It’s not always easy to find out what songs are great and which ones are crap as a songwriter. Compared to artists who slave over their instruments for hours on end in the hopes that something brilliant will pop out, most musicians tend to write all the time and then have a hard time whittling down which tunes will do the most damage once they’re put on the album. While Paul McCartney claimed that he and John Lennon never had a dry session working in The Beatles, he knew he hit something great on ‘Here There and Everywhere’.
But if Lennon and McCartney wanted to, they could have easily just played the same kind of music for the rest of their lives and live on in rock history. Their status as ambassadors for the British Invasion put them on the cutting edge of the genre, and their bold experimentation with folk music had already put them one notch above any of their peers when making Rubber Soul.
If that was proof that experimentation worked, though, Revolver was the swan dive into strange territory that they would never return from. It might have been strange hearing ‘Norwegian Wood’, but now the lovable moptops had grown into art-rock weirdos looking to make the wildest innovations of all time with no holds barred.
They wanted to write a funk song about relevant social issues? They wrote ‘Taxman’. McCartney wanted to embrace his inner balladeer? He wrote ‘For No One’. Would people be turned off by Lennon making a psychedelic interpretation of the concept of reincarnation in ‘Tomorrow Never Knows’? Answer: Who cares, just run with it.

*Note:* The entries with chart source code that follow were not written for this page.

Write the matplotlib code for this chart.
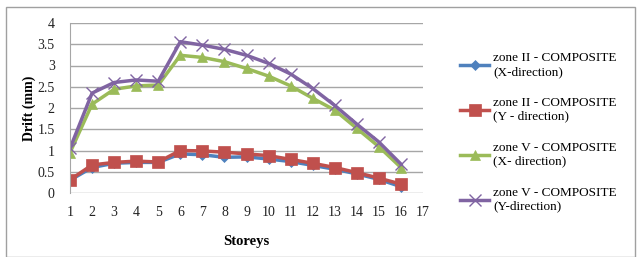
import matplotlib
matplotlib.use("Agg")
import matplotlib.pyplot as plt
from matplotlib.patches import Rectangle

storeys = list(range(1, 17))
zone2_x = [0.30, 0.60, 0.70, 0.72, 0.72, 0.92, 0.90, 0.84, 0.85, 0.80, 0.74, 0.65, 0.56, 0.45, 0.32, 0.15]
zone2_y = [0.31, 0.66, 0.72, 0.75, 0.73, 1.00, 0.99, 0.96, 0.92, 0.88, 0.79, 0.70, 0.60, 0.48, 0.35, 0.21]
zone5_x = [0.95, 2.09, 2.44, 2.52, 2.54, 3.24, 3.19, 3.09, 2.93, 2.75, 2.52, 2.23, 1.95, 1.52, 1.09, 0.60]
zone5_y = [1.05, 2.35, 2.60, 2.66, 2.63, 3.56, 3.48, 3.38, 3.24, 3.05, 2.80, 2.46, 2.06, 1.62, 1.20, 0.68]
labels = ["zone II - COMPOSITE\n(X-direction)", "zone II - COMPOSITE\n(Y - direction)",
          "zone V - COMPOSITE\n(X- direction)", "zone V - COMPOSITE\n(Y-direction)"]
xticks = list(range(1, 18))
yticks = [0, 0.5, 1, 1.5, 2, 2.5, 3, 3.5, 4]

plt.rcParams['font.family'] = ['Liberation Serif', 'DejaVu Serif']

fig = plt.figure(figsize=(6.38, 2.57), dpi=100)
fig.patches.append(Rectangle((6/638, 0.0), 0.995 - 6/638, 1 - 7/257 - 0.0,
                             transform=fig.transFigure, fill=False, edgecolor='#a0a0a0', lw=1))
ax = fig.add_axes([70/638, 64/257, 353/638, 170/257])

series = [zone2_x, zone2_y, zone5_x, zone5_y]
colors = ['#4F81BD', '#C0504D', '#9BBB59', '#8064A2']
markers = ['D', 's', '^', 'x']
msizes = [5, 8, 7, 9]
for s, c, m, ms, lab in zip(series, colors, markers, msizes, labels):
    ax.plot(storeys, s, color=c, lw=2.5, marker=m, markersize=ms, label=lab,
            markeredgewidth=1 if m == 'x' else 0.5, markeredgecolor=c)

ax.set_xlim(1, 17)
ax.set_ylim(0, 4)
ax.set_xticks(xticks)
ax.set_yticks(yticks)
ax.set_yticklabels(['0', '0.5', '1', '1.5', '2', '2.5', '3', '3.5', '4'])
ax.grid(axis='y', color='#a6a6a6', lw=1)
ax.set_axisbelow(True)
for sp in ['top', 'right', 'bottom']:
    ax.spines[sp].set_visible(False)
ax.spines['left'].set_color('#a6a6a6')
ax.tick_params(length=0, labelsize=10, colors='#222222')
ax.tick_params(axis='y', pad=11)
ax.tick_params(axis='x', pad=9)
ax.set_xlabel('Storeys', fontweight='bold', fontsize=10.5, labelpad=12)
ax.set_ylabel('Drift (mm)', fontweight='bold', fontsize=10, labelpad=1)

leg = ax.legend(loc='upper left', bbox_to_anchor=(460/638, 1 - 52/257), bbox_transform=fig.transFigure,
                frameon=False, fontsize=9.5, handlelength=2.2, handletextpad=0.3,
                labelspacing=1.45, borderaxespad=0, borderpad=0)

fig.savefig('out.png', dpi=100)
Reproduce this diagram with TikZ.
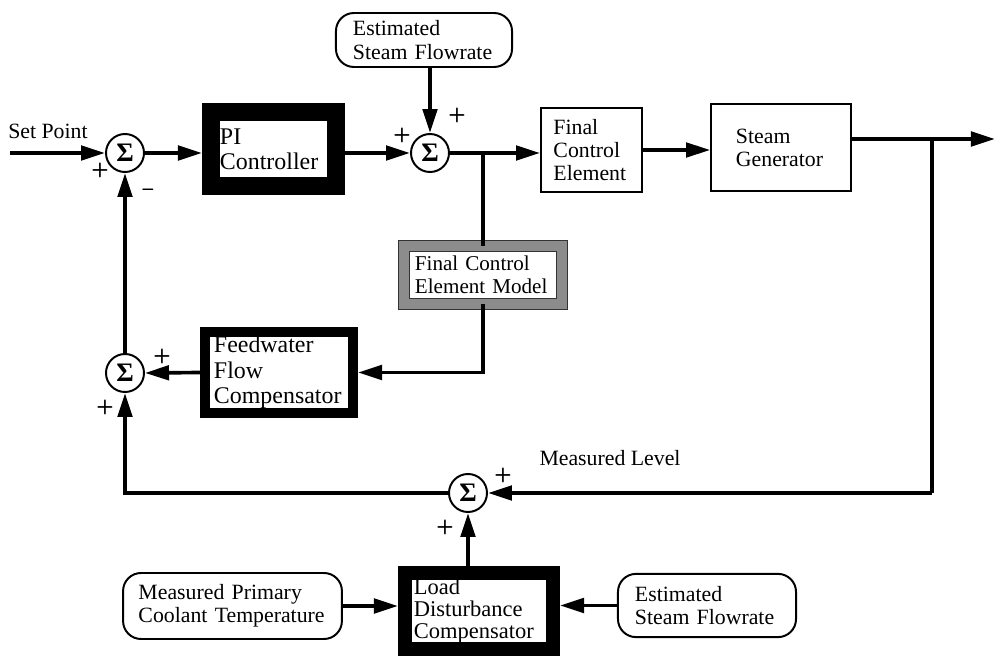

Although there are multiple moods across the album depending on which song you’re listening to, McCartney cut right to the chase when writing ‘Here There and Everywhere’. Outside of just a handful of overdubs and the occasional guitar break, this is probably one of the most interesting melodies McCartney made, part way between a simple ballad and the kind of tune that wouldn’t feel out of place in a jazz song.

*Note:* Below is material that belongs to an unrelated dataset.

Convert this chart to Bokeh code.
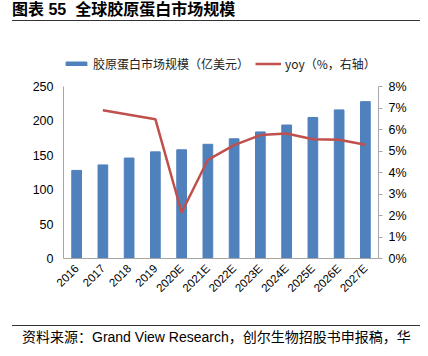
from bokeh.plotting import figure
from bokeh.models import (FactorRange, Range1d, LinearAxis, FixedTicker, NumeralTickFormatter,
                          Legend, LegendItem, ColumnDataSource, Div)
from bokeh.layouts import column
from bokeh.embed import file_html
from bokeh.resources import INLINE
import math

years = ["2016", "2017", "2018", "2019", "2020E", "2021E", "2022E", "2023E",
         "2024E", "2025E", "2026E", "2027E"]
market = [128, 136, 146, 155, 158, 166, 174, 184, 194, 205, 216, 228]
yoy_years = ["2017", "2018", "2019", "2020E", "2021E", "2022E", "2023E",
             "2024E", "2025E", "2026E", "2027E"]
yoy = [0.069, 0.0669, 0.0648, 0.0214, 0.0459, 0.0527, 0.0574, 0.0581, 0.0555, 0.0552, 0.0529]
left_ticks = [0, 50, 100, 150, 200, 250]
right_ticks = [0, 0.01, 0.02, 0.03, 0.04, 0.05, 0.06, 0.07, 0.08]
left_max, right_max = 250, 0.08

title_text = "图表 55&nbsp;&nbsp;全球胶原蛋白市场规模"
bar_name = "胶原蛋白市场规模（亿美元）"
line_name = "yoy（%，右轴）"
source_text = "资料来源：Grand View Research，创尔生物招股书申报稿，华"

W = 420
FIG_H = 296
FL, FR, FT, FB = 63, 378, 30, 236  # frame edges inside the figure
AXIS_TOP = 64                       # where the axes end (local px)
scale = (FB - FT) / (FB - AXIS_TOP)

title_div = Div(
    text=('<div style="margin-left:12px;width:408px;height:21px;border-bottom:1px solid #333;'
          'font-family:\'Liberation Sans\',\'Noto Sans CJK SC\';font-weight:bold;'
          'font-size:16px;line-height:20px;color:#000;white-space:nowrap;">'
          + title_text + '</div>'),
    width=W, height=22, margin=0)

p = figure(width=W, height=FIG_H, x_range=FactorRange(factors=years, range_padding=0),
           y_range=Range1d(0, left_max * scale), output_backend="svg", toolbar_location=None,
           min_border_left=FL, min_border_right=W - FR, min_border_top=FT,
           min_border_bottom=FIG_H - FB, margin=0)
p.extra_y_ranges = {"pct": Range1d(0, right_max * scale)}
p.outline_line_color = None
p.xgrid.visible = False
p.ygrid.visible = False
p.background_fill_color = "white"
p.border_fill_color = "white"

src = ColumnDataSource(dict(x=years, y=market))
bars = p.vbar(x="x", top="y", width=0.37, source=src, fill_color="#4f81bd",
              line_color="#4f81bd")
lsrc = ColumnDataSource(dict(x=yoy_years, y=yoy))
line = p.line(x="x", y="y", source=lsrc, y_range_name="pct", line_color="#c0504d",
              line_width=2.5)

axis_gray = "#a6a6a6"
la = p.yaxis[0]
la.ticker = FixedTicker(ticks=left_ticks)
la.bounds = (0, left_max)
la.major_tick_out = 0
la.major_tick_in = 0
la.minor_tick_out = 0
la.minor_tick_in = 0
la.major_label_standoff = 10
la.axis_line_color = axis_gray
la.major_label_text_font = "Liberation Sans"
la.major_label_text_font_size = "12.5px"
la.major_label_text_color = "#000000"

ra = LinearAxis(y_range_name="pct", ticker=FixedTicker(ticks=right_ticks),
                formatter=NumeralTickFormatter(format="0%"), bounds=(0, right_max))
ra.major_tick_out = 4
ra.major_tick_in = 0
ra.minor_tick_out = 0
ra.minor_tick_in = 0
ra.major_tick_line_color = axis_gray
ra.axis_line_color = axis_gray
ra.major_label_standoff = 6
ra.major_label_text_font = "Liberation Sans"
ra.major_label_text_font_size = "12.5px"
ra.major_label_text_color = "#000000"
p.add_layout(ra, "right")

xa = p.xaxis[0]
xa.major_tick_out = 0
xa.major_tick_in = 0
xa.axis_line_color = axis_gray
xa.major_label_orientation = math.pi / 4
xa.major_label_standoff = 8
xa.major_label_text_font = "Liberation Sans"
xa.major_label_text_font_size = "11.5px"
xa.major_label_text_color = "#000000"

legend = Legend(items=[LegendItem(label=bar_name, renderers=[bars]),
                       LegendItem(label=line_name, renderers=[line])],
                orientation="horizontal", location=(0, FB - 50), padding=0, margin=0,
                spacing=6, glyph_width=26, glyph_height=5, label_standoff=4,
                label_height=14, label_text_font="Noto Sans CJK SC",
                label_text_font_size="12px", label_text_color="#222222",
                border_line_color=None, background_fill_alpha=0)
p.add_layout(legend, "center")

source_div = Div(
    text=('<div style="margin-left:12px;margin-top:7px;width:408px;border-top:1px solid #333;'
          'padding-top:2px;padding-left:10px;box-sizing:border-box;'
          'font-family:\'Liberation Sans\',\'Noto Sans CJK SC\';font-size:14px;'
          'line-height:18px;color:#000;white-space:nowrap;overflow:hidden;">'
          + source_text + '</div>'),
    width=W, height=30, margin=0)

layout = column(title_div, p, source_div, spacing=0)
open("out.html", "w").write(file_html(layout, INLINE))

It’s that melodic sensibility that appealed to McCartney before he even finished it, saying, “Sometimes when you write a thing you think, ‘Oh, this is good’, and it’s not a modesty or an immodesty thing, you just… it’s just the same with anything; when you write a piece, you just figure, ‘Oh yeah, I’m on a roll here. This is good; I’m getting the hang of this’. Some pieces are better than others. That was a nice one for me, cos I liked the structure of it and the melody, and I thought it worked.”

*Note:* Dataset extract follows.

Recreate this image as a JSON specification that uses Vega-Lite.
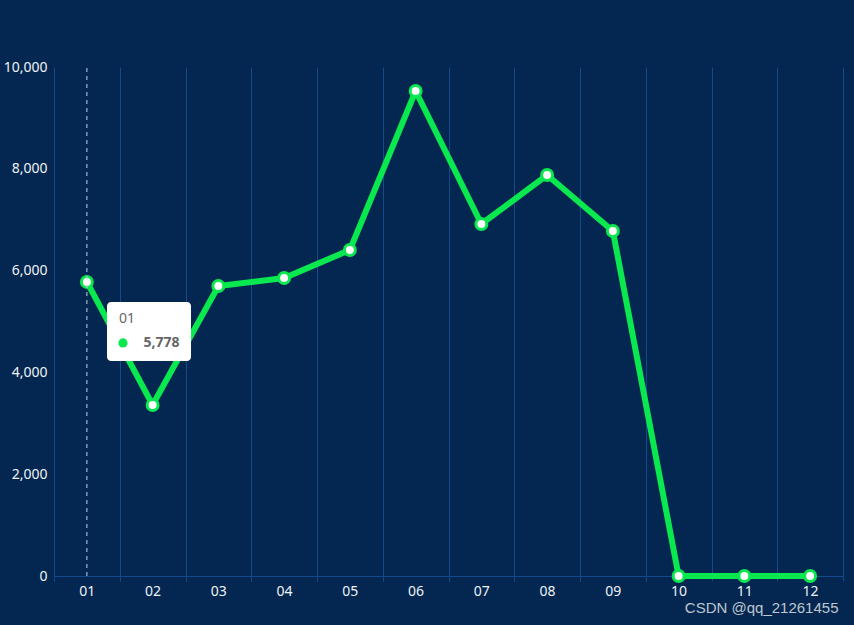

Then again, the biggest accolade that ‘Here There and Everywhere’ was being one of the few McCartney tunes that did the impossible: got an actual compliment from Lennon. When working in between sessions, Lennon said that it was one of the finest melodies that McCartney had ever written, almost like he was watching his partner slowly coming into his own as a seasoned songwriter pro.
Most artists have to work to get their songs to sound this great, but the number of hours McCartney spent in front of his guitar led him here. After spending all that time refining his craft, this is when a magical song fell out of the sky for him.